Catheter ablation technique is based on identifying and localizing the PVCs, and this can be achieved using activation mapping or pace mapping techniques. Once localized, the earliest focal endocardial or epicardial electrical signal preceding the targeted PVC is ablated.15 In order to effectively localize these foci, increased frequency of PVCs are required on the day of the procedure. Some useful strategies involve discontinuation of AADs a few days before the procedure, limiting intraoperative sedatives, and using chemical induction agents such as isoproterenol, epinephrine, or phenylephrine during the procedure.15 In recent years, multielectrode mapping catheters are now used frequently; these catheters can get data from multiple sites for every beat, and thus, have better resolution and speed of mapping. Multielectrode catheters include the THERMOCOOL, Livewire catheter (Abbott), Advisor HD Grid Mapping Catheter, Sensor Enabled (Abbott), and Orion Mapping Catheter (Boston Scientific). Some of these catheters can be used with the CARTO system, while others can be used with the Rhythmia HDx Mapping System (Boston Scientific). Historically, radiofrequency ablation has been the preferred method of ablation; other techniques include needle ablation, ethanol ablation, and cryoablation. Cryoablation might have better efficacy in specific anatomical structures such as the papillary muscles. Another emerging method is the use of stereotactic radiotherapy; this technique requires accurate localization of the PVC substrate beforehand.15

PVCs originating from the epicardium, LV summit, intramural location, papillary muscles, and para-Hisian region can be difficult to ablate. Improvement in ablation and mapping techniques has increased the success rates of these anatomically difficult foci ablation. In some cases, the coronary venous system or surgical access can be attempted to achieve ablation. Overall, catheter ablation is a safe procedure with a reported complication rate of 2.4%. Common complications include hematomas, pseudoaneurysms, or arteriovenous fistulas, as well as cardiac complications such as pericardial effusion or tamponade, valvular or coronary artery injuries, and damage to the conduction system.11,12,15


PVCs can present in many ways. They can be benign or symptomatic, associated with arrhythmias, or present with heart failure. A practical approach involving appropriate diagnostic workup should be utilized in every patient before deciding on management.

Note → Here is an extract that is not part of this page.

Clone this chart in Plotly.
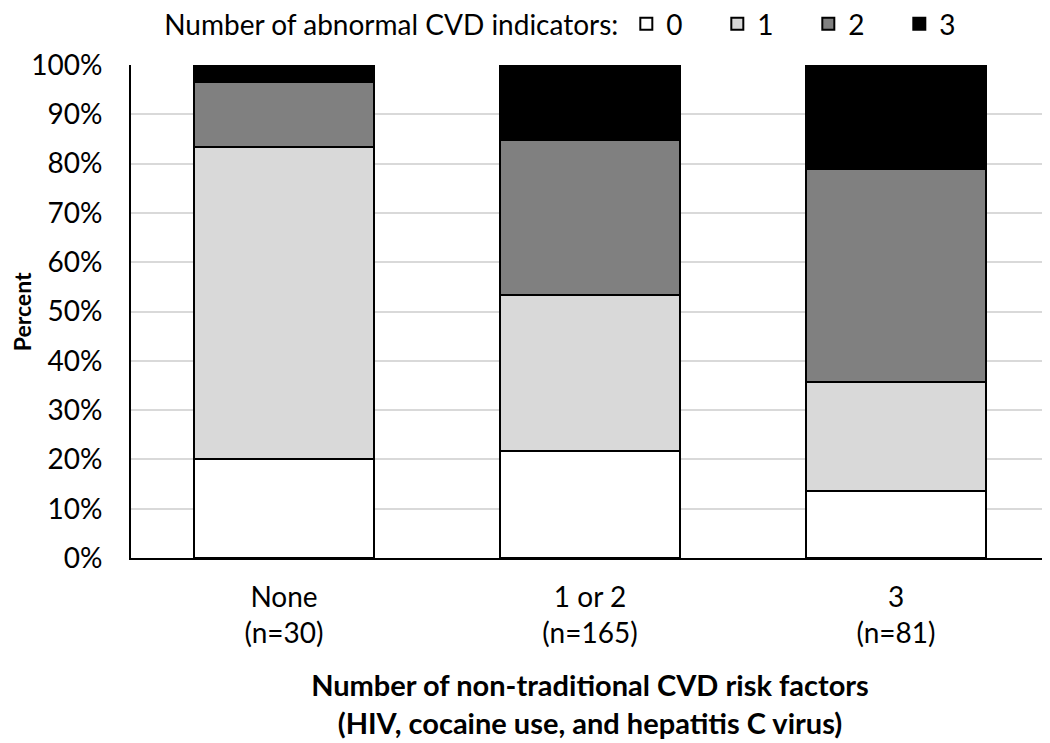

Patients who are asymptomatic and with normal ejection fraction can be monitored periodically with ambulatory monitoring and with TTE. If PVCs are symptomatic, causing cardiomyopathy, or associated with risk of ventricular arrhythmias, they can be treated with either medical management or catheter ablation. 

Disclosures: The authors have no conflicts of interest to report regarding the content herein.